Gute und böse Gipfelgegner
Nach den militanten Auseinandersetzungen schlugen im Demonstrationsbündnis die Wellen hoch. Peter Wahl von ATTAC forderte den Ausschluss der Autonomen, ein langjähriger Vertreter der IL schob die Schuld an den Randalen kurzerhand auf »ausländische« Aktivisten, vorwiegend aus Italien und Griechenland, und Werner Rätz, ebenfalls ATTAC, bejahte die Frage der Frankfurter Rundschau, ob denn nunmehr die Reihen der Globalisierungsgegner »zu sortieren« seien, um sich besser von »Gewalttätern abgrenzen« zu können. Michael Kronawitter, damals Mitglied der mittlerweile aufgelösten Antifaschistischen Aktion Berlin, hielt dagegen. Auf der Titelseite von junge Welt ließ er verlauten: »Es hat nicht wenige mit klammheimlicher Freude berührt, Berliner Polizisten auch einmal rennen zu sehen«. Und weiter: »Militanz heißt, nicht noch die andere Wange hinzuhalten, sondern auch mal zurückzuschlagen.« Zur »Sortierung« in gute und böse Demonstranten kam es nicht.
Höhepunkt der Aktionen des Protestbündnisses und dessen »Erfolg« war allerdings die offensiv angekündigte zweitägige Massenblockade aller Zufahrtswege nach Heiligendamm, in der Absicht, den Tagungssitz auf dem Landweg zu isolieren. Und tatsächlich war die Versorgung der Gipfelteilnehmer zeitweise nur zu Wasser und zu Luft möglich.

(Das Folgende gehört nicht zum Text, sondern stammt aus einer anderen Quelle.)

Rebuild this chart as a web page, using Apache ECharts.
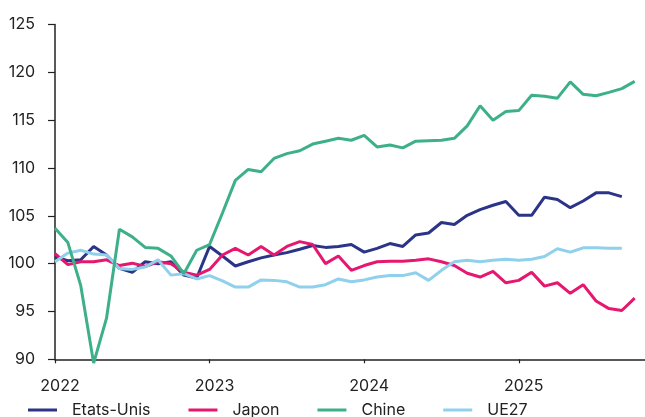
<!DOCTYPE html>
<html>
<head>
<meta charset="utf-8">
<script src="https://cdn.jsdelivr.net/npm/echarts@6/dist/echarts.min.js"></script>
<style>
  html, body { margin: 0; padding: 0; background: #fff; }
  #chart { width: 645px; height: 417px; }
</style>
</head>
<body>
<div id="chart"></div>
<script>
// indices mensuels, janvier 2022 = mois 0
var startYear = 2022;
var yearTicks = [2022, 2023, 2024, 2025];

var etatsUnis = [100.7, 100.3, 100.4, 101.8, 100.9, 99.5, 99.1, 100.2, 100.0, 100.2, 98.8, 98.5,
  101.8, 100.8, 99.75, 100.2, 100.6, 100.9, 101.15, 101.5, 101.9, 101.7, 101.8, 102.0,
  101.2, 101.6, 102.1, 101.8, 103.0, 103.2, 104.3, 104.1, 105.05, 105.65, 106.1, 106.5,
  105.05, 105.05, 106.95, 106.7, 105.85, 106.55, 107.4, 107.4, 107.0];

var japon = [101.05, 99.9, 100.2, 100.2, 100.4, 99.8, 100.05, 99.7, 100.2, 100.0, 99.1, 98.8,
  99.4, 100.9, 101.6, 100.9, 101.8, 100.9, 101.8, 102.3, 102.0, 100.0, 100.8, 99.3,
  99.8, 100.2, 100.25, 100.25, 100.35, 100.5, 100.2, 99.8, 99.0, 98.6, 99.2, 98.0,
  98.25, 99.1, 97.65, 98.0, 96.9, 97.8, 96.1, 95.3, 95.1, 96.4];

var chine = [103.7, 102.2, 97.7, 89.6, 94.3, 103.6, 102.8, 101.7, 101.6, 100.8, 98.95, 101.4,
  102.0, 105.3, 108.7, 109.85, 109.6, 111.0, 111.5, 111.8, 112.5, 112.8, 113.1, 112.9,
  113.4, 112.2, 112.4, 112.1, 112.8, 112.85, 112.9, 113.1, 114.4, 116.5, 115.0, 115.9,
  116.0, 117.6, 117.5, 117.3, 119.0, 117.7, 117.55, 117.9, 118.3, 119.05];

var ue27 = [100.2, 101.1, 101.4, 101.0, 100.9, 99.5, 99.4, 99.65, 100.4, 98.8, 98.95, 98.4,
  98.75, 98.2, 97.55, 97.55, 98.3, 98.25, 98.1, 97.55, 97.55, 97.8, 98.4, 98.1,
  98.3, 98.6, 98.75, 98.75, 99.05, 98.25, 99.3, 100.2, 100.35, 100.2, 100.35, 100.45,
  100.35, 100.45, 100.75, 101.55, 101.2, 101.65, 101.65, 101.6, 101.6];

var noms = ['Etats-Unis', 'Japon', 'Chine', 'UE27'];
var couleurs = ['#2b3486', '#e6176f', '#3db08a', '#8fd0ec'];

function toPoints(arr) {
  return arr.map(function (v, i) { return [i, v]; });
}

var myChart = echarts.init(document.getElementById('chart'));
var font = 'Inter, "Noto Sans", sans-serif';
var textColor = '#222';

var option = {
  animation: false,
  textStyle: { fontFamily: font },
  grid: { left: 55, right: 0, top: 24.5, bottom: 57.7, containLabel: false },
  legend: {
    data: noms,
    left: 28,
    top: 402,
    padding: 0,
    itemGap: 38,
    itemWidth: 29,
    itemHeight: 3,
    icon: 'rect',
    textStyle: { fontSize: 16, color: textColor, fontFamily: font, lineHeight: 16, padding: [0, 0, 0, 10] }
  },
  xAxis: {
    type: 'value',
    min: 0,
    max: 45.8,
    interval: 12,
    splitLine: { show: false },
    axisLine: { lineStyle: { color: '#222', width: 1.5 } },
    axisTick: { length: 4, lineStyle: { color: '#222', width: 1.2 } },
    axisLabel: {
      color: textColor, fontSize: 16, fontFamily: font, margin: 19,
      padding: [0, 0, 0, 10],
      showMaxLabel: false,
      formatter: function (v) {
        if (v % 12 !== 0) return '';
        var y = startYear + v / 12;
        return yearTicks.indexOf(y) >= 0 ? String(y) : '';
      }
    }
  },
  yAxis: {
    type: 'value',
    min: 90,
    max: 125,
    interval: 5,
    splitLine: { show: false },
    axisLine: { show: true, lineStyle: { color: '#222', width: 1.5 } },
    axisTick: { show: true, length: 7, lineStyle: { color: '#222', width: 1.2 } },
    axisLabel: { color: textColor, fontSize: 16, fontFamily: font, margin: 20 }
  },
  series: [etatsUnis, japon, chine, ue27].map(function (arr, k) {
    return {
      name: noms[k],
      type: 'line',
      data: toPoints(arr),
      showSymbol: false,
      symbol: 'none',
      clip: false,
      color: couleurs[k],
      lineStyle: { width: 3, color: couleurs[k] },
      z: k === 2 ? 3 : 2
    };
  })
};

myChart.setOption(option);
</script>
</body>
</html>
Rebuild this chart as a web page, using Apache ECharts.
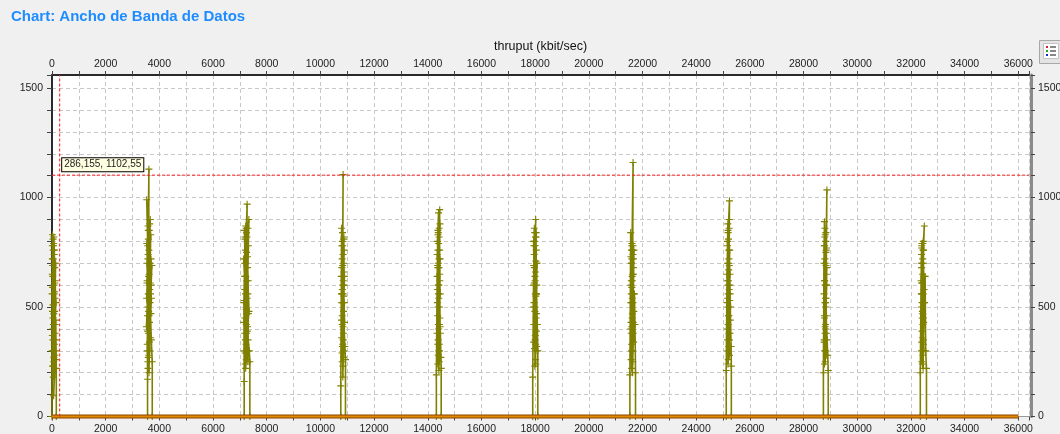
<!DOCTYPE html>
<html><head><meta charset="utf-8">
<script src="https://cdn.jsdelivr.net/npm/echarts@6/dist/echarts.min.js"></script>
<style>html,body{margin:0;padding:0;background:#f0f0f0}#c{width:1060px;height:434px}</style>
</head><body><div id="c"></div>
<script>
const titleText = 'Chart: Ancho de Banda de Datos';
const xAxisName = 'thruput (kbit/sec)';
const xLabelStep = 2000;
const yLabelStep = 500;
const cursorX = 286.155;
const cursorY = 1102.55;
const cursorLabel = '286,155, 1102,55';

const burst1 = [[0,0],[5,560],[20,830],[12,780],[40,810],[28,640],[60,790],[18,480],[48,720],[75,600],[35,350],[90,760],[55,420],[25,230],[100,680],[70,820],[42,300],[110,540],[65,250],[85,700],[30,400],[120,620],[50,180],[95,480],[15,720],[130,350],[80,560],[10,300],[45,760],[115,420],[22,590],[70,270],[135,700],[38,510],[88,330],[8,650],[58,780],[125,260],[33,450],[102,610],[14,370],[78,740],[145,520],[52,230],[92,570],[26,690],[118,380],[66,470],[140,300],[60,95],[105,280],[140,440],[160,220],[160,0]];
const burst2 = [[3560,0],[3560,170],[3545,620],[3590,850],[3530,990],[3575,720],[3610,1130],[3600,480],[3550,300],[3640,880],[3585,560],[3520,410],[3660,900],[3620,650],[3570,250],[3680,830],[3595,380],[3540,700],[3650,520],[3615,200],[3565,780],[3700,600],[3630,340],[3580,870],[3555,460],[3690,720],[3605,280],[3670,560],[3590,810],[3635,430],[3720,690],[3575,220],[3660,610],[3525,540],[3610,760],[3548,330],[3685,470],[3598,640],[3532,790],[3645,300],[3572,500],[3625,850],[3560,390],[3705,540],[3588,270],[3655,700],[3538,610],[3618,460],[3675,360],[3582,740],[3640,580],[3700,350],[3735,250],[3735,0]];
const burst3 = [[7160,0],[7160,160],[7150,520],[7190,820],[7220,870],[7175,640],[7270,970],[7240,420],[7200,290],[7300,860],[7210,560],[7180,380],[7250,750],[7335,900],[7230,330],[7280,680],[7195,810],[7260,470],[7215,220],[7310,620],[7245,840],[7185,450],[7290,300],[7225,700],[7270,540],[7320,780],[7205,350],[7255,620],[7140,720],[7232,490],[7168,850],[7285,410],[7212,760],[7158,300],[7295,560],[7238,260],[7178,580],[7265,820],[7145,430],[7222,640],[7305,350],[7188,700],[7248,380],[7170,530],[7282,730],[7198,240],[7315,470],[7300,250],[7235,860],[7340,480],[7275,390],[7350,300],[7372,250],[7372,0]];
const burst4 = [[10760,0],[10760,140],[10790,860],[10800,560],[10830,780],[10846,1105],[10820,320],[10780,640],[10860,810],[10810,460],[10840,230],[10870,700],[10795,520],[10855,380],[10825,840],[10880,600],[10805,290],[10845,740],[10815,420],[10890,520],[10835,180],[10865,660],[10800,780],[10850,350],[10875,820],[10785,440],[10838,600],[10808,720],[10868,300],[10792,360],[10828,520],[10882,760],[10812,250],[10852,620],[10798,680],[10842,410],[10895,640],[10818,800],[10862,480],[10788,560],[10832,330],[10872,550],[10820,580],[10860,270],[10830,690],[10900,430],[10845,560],[10910,320],[10934,260],[10934,0]];
const burst5 = [[14320,0],[14320,190],[14350,640],[14380,850],[14400,930],[14370,460],[14420,720],[14390,280],[14445,945],[14360,800],[14410,540],[14430,330],[14375,680],[14455,880],[14395,420],[14415,210],[14440,760],[14365,580],[14425,860],[14385,350],[14450,620],[14405,790],[14370,240],[14435,500],[14395,700],[14345,380],[14412,600],[14382,760],[14438,420],[14358,520],[14428,300],[14392,840],[14462,560],[14372,330],[14418,680],[14352,740],[14448,450],[14388,600],[14432,250],[14366,690],[14408,400],[14458,720],[14378,500],[14422,820],[14460,410],[14380,830],[14420,300],[14445,650],[14400,560],[14470,380],[14490,270],[14500,220],[14500,0]];
const burst6 = [[17910,0],[17910,180],[17940,600],[17970,860],[17950,420],[18000,780],[18020,900],[17980,310],[18010,660],[17960,520],[18040,840],[17990,230],[18030,710],[17975,800],[18050,470],[18005,370],[17945,690],[18025,550],[17985,840],[18060,600],[18015,260],[17965,740],[18045,390],[17935,500],[17995,640],[18028,300],[17955,780],[18038,560],[17978,420],[18012,820],[17948,340],[18058,700],[17988,500],[18022,240],[17968,610],[18042,760],[17998,350],[17942,800],[18032,450],[17972,680],[18052,320],[18008,560],[18000,620],[18035,820],[17990,480],[18070,700],[18020,330],[18055,560],[18080,420],[18100,300],[18100,0]];
const burst7 = [[21530,0],[21530,190],[21560,840],[21580,620],[21600,780],[21570,430],[21650,1160],[21620,300],[21590,700],[21640,520],[21610,790],[21575,260],[21660,680],[21600,410],[21630,760],[21585,560],[21670,340],[21615,640],[21595,220],[21645,740],[21625,470],[21580,700],[21655,380],[21565,520],[21622,620],[21592,330],[21648,780],[21572,600],[21612,450],[21668,560],[21588,760],[21638,250],[21558,400],[21605,720],[21678,480],[21598,300],[21632,650],[21568,730],[21652,430],[21618,540],[21582,380],[21662,720],[21605,590],[21680,760],[21635,300],[21610,520],[21665,650],[21625,200],[21700,560],[21720,420],[21740,200],[21740,0]];
const burst8 = [[25120,0],[25120,210],[25150,650],[25180,880],[25200,460],[25170,780],[25240,985],[25210,320],[25190,600],[25230,860],[25160,400],[25220,720],[25250,530],[25185,240],[25205,810],[25260,650],[25175,350],[25235,900],[25195,560],[25270,440],[25215,760],[25165,620],[25245,280],[25155,520],[25212,670],[25178,300],[25228,580],[25188,850],[25258,380],[25168,700],[25222,460],[25198,260],[25248,760],[25172,540],[25238,350],[25208,620],[25162,800],[25265,560],[25192,420],[25232,690],[25182,500],[25205,700],[25280,500],[25225,380],[25190,840],[25255,600],[25300,320],[25310,230],[25310,0]];
const burst9 = [[28740,0],[28740,200],[28760,700],[28780,890],[28800,520],[28770,340],[28820,800],[28790,620],[28810,250],[28840,760],[28775,460],[28830,840],[28800,380],[28850,650],[28785,780],[28815,540],[28870,1035],[28825,300],[28795,720],[28845,460],[28810,830],[28765,560],[28818,420],[28788,300],[28838,600],[28772,780],[28828,500],[28798,860],[28858,380],[28778,620],[28812,700],[28848,280],[28782,450],[28832,750],[28802,600],[28768,350],[28842,540],[28792,820],[28822,400],[28862,680],[28860,600],[28780,240],[28835,690],[28805,410],[28855,770],[28820,520],[28880,350],[28900,280],[28920,210],[28920,0]];
const burst10 = [[32350,0],[32350,200],[32380,620],[32400,780],[32420,450],[32390,300],[32440,720],[32410,560],[32460,800],[32430,240],[32400,680],[32480,520],[32415,390],[32450,760],[32500,870],[32425,610],[32470,330],[32440,470],[32395,740],[32490,580],[32455,220],[32385,500],[32435,650],[32405,340],[32465,700],[32392,560],[32445,420],[32412,790],[32478,300],[32398,610],[32428,480],[32472,760],[32408,250],[32458,560],[32388,700],[32438,360],[32482,640],[32418,520],[32448,280],[32402,770],[32468,450],[32420,700],[32475,430],[32445,790],[32510,520],[32465,350],[32530,640],[32550,300],[32580,220],[32580,0]];
const baseline = [[0,0],[36000,0]];
const cursorVertical = [[cursorX,0],[cursorX,1560]];
const cursorHorizontal = [[0,cursorY],[36400,cursorY]];

const bursts = [burst1,burst2,burst3,burst4,burst5,burst6,burst7,burst8,burst9,burst10];
const seriesData = [].concat(...bursts);

const FONT = '"Liberation Sans", Arial, sans-serif';
const plusSymbol = 'path://M0,4.2H10V5.8H0ZM4.2,0H5.8V10H4.2Z';
const labelStyle = {color:'#222', fontSize:10.5, fontFamily:FONT};
const xFmt = v => (v % xLabelStep === 0 && v <= 36000) ? String(v) : '';
const yFmt = v => (v % yLabelStep === 0) ? String(v) : '';

const chart = echarts.init(document.getElementById('c'), null, {renderer:'canvas'});
chart.setOption({
  animation:false,
  backgroundColor:'#f0f0f0',
  title:{text:titleText, left:11, top:9, padding:0,
    textStyle:{color:'#1e8cff', fontSize:15, fontWeight:'bold', fontFamily:FONT}},
  grid:{left:52, right:31, top:75, bottom:17.5, show:true, backgroundColor:'#ffffff', borderWidth:0,
    containLabel:false, outerBoundsMode:'none'},
  xAxis:[
    {type:'value', position:'bottom', min:0, max:36400, interval:1000,
     axisLine:{show:true, onZero:false, lineStyle:{color:'#9a9a9a', width:1}},
     axisTick:{show:true, length:4, lineStyle:{color:'#444'}},
     axisLabel:Object.assign({formatter:xFmt, margin:7}, labelStyle),
     splitLine:{show:true, lineStyle:{color:'#c8c8c8', type:[4,3], width:1}}},
    {type:'value', position:'top', min:0, max:36400, interval:1000,
     name:xAxisName, nameLocation:'middle', nameGap:22,
     nameTextStyle:{color:'#111', fontSize:12.5, fontFamily:FONT},
     axisLine:{show:true, onZero:false, lineStyle:{color:'#2a2a2a', width:2}},
     axisTick:{show:true, length:4, lineStyle:{color:'#444'}},
     axisLabel:Object.assign({formatter:xFmt, margin:5}, labelStyle),
     splitLine:{show:false}}
  ],
  yAxis:[
    {type:'value', position:'left', min:0, max:1560, interval:100,
     axisLine:{show:true, onZero:false, lineStyle:{color:'#2a2a2a', width:2}},
     axisTick:{show:true, length:5, lineStyle:{color:'#444'}},
     axisLabel:Object.assign({formatter:yFmt, margin:9}, labelStyle),
     splitLine:{show:true, lineStyle:{color:'#c8c8c8', type:[4,3], width:1}}},
    {type:'value', position:'right', min:0, max:1560, interval:100, offset:2,
     axisLine:{show:true, onZero:false, lineStyle:{color:'#8a8a8a', width:3}},
     axisTick:{show:true, length:4, lineStyle:{color:'#444'}},
     axisLabel:Object.assign({formatter:yFmt, margin:7}, labelStyle),
     splitLine:{show:false}}
  ],
  series:[
    {type:'line', name:'thruput', xAxisIndex:0, yAxisIndex:0, data:seriesData,
     symbol:plusSymbol, symbolSize:7, showAllSymbol:true,
     lineStyle:{color:'#808000', width:1.6},
     itemStyle:{color:'#808000', borderWidth:0}, z:3},
    {type:'line', name:'cursorV', xAxisIndex:0, yAxisIndex:0, data:cursorVertical,
     symbol:'none', lineStyle:{color:'#ff1a1a', width:1, type:[3,2]}, z:6},
    {type:'line', name:'cursorH', xAxisIndex:0, yAxisIndex:0, data:cursorHorizontal,
     symbol:'none', lineStyle:{color:'#ff1a1a', width:1, type:[3,2]}, z:6},
    {type:'line', name:'base', xAxisIndex:0, yAxisIndex:0, data:baseline, clip:false,
     symbol:'none', lineStyle:{color:'#8e4200', width:4}, z:4},
    {type:'line', name:'base2', xAxisIndex:0, yAxisIndex:0, data:baseline, clip:false,
     symbol:'none', lineStyle:{color:'#dd8a00', width:2}, z:5,
     markPoint:{silent:true, symbol:'rect', symbolSize:1, itemStyle:{color:'rgba(0,0,0,0)'},
       data:[{coord:[cursorX,cursorY]}],
       label:{show:true, formatter:cursorLabel, position:'right', distance:2, offset:[0,-10.5],
         backgroundColor:'#ffffe1', borderColor:'#000', borderWidth:1, padding:[2,2,1,2],
         color:'#222', fontSize:10, fontFamily:FONT}}}
  ],
  graphic:[
    {type:'rect', shape:{x:1039.5, y:40.5, width:22, height:23}, style:{fill:'#e4e4e4', stroke:'#a8a8a8', lineWidth:1}},
    {type:'rect', shape:{x:1043.5, y:43.5, width:15, height:15}, style:{fill:'#ffffff', stroke:'#c4c4c4', lineWidth:1}},
    {type:'rect', shape:{x:1046, y:46, width:2, height:2}, style:{fill:'#e02020'}},
    {type:'rect', shape:{x:1046, y:50, width:2, height:2}, style:{fill:'#20b020'}},
    {type:'rect', shape:{x:1046, y:54, width:2, height:2}, style:{fill:'#2020e0'}},
    {type:'rect', shape:{x:1050, y:46.5, width:6, height:1}, style:{fill:'#111'}},
    {type:'rect', shape:{x:1050, y:50.5, width:6, height:1}, style:{fill:'#111'}},
    {type:'rect', shape:{x:1050, y:54.5, width:6, height:1}, style:{fill:'#111'}}
  ]
});
</script></body></html>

Allen Sicherheitsvorkehrungen zum Trotz wurde das Treffen der »Gruppe der acht« in seinem Ablauf gestört. An diesem Akt des Ungehorsams beteiligten sich rund 10.000 Aktivisten. Aus Sicht der radikalen Linken waren die Blockaden ebenso wie die »Entglasung« von Banken und die Steinwürfe auf martialisch ausgerüstete und wenig zimperliche Polizeihundertschaften während der Demonstration am 2. Juni eine kollektive, entschlossene und offensive Intervention. Insbesondere die Blockaden zeigten, dass die Bereitschaft bestand, sich gegen Zumutungen des staatlichen Gewaltmonopols eigenständig Räume jenseits des vorgegebenen Ordnung zu besetzen.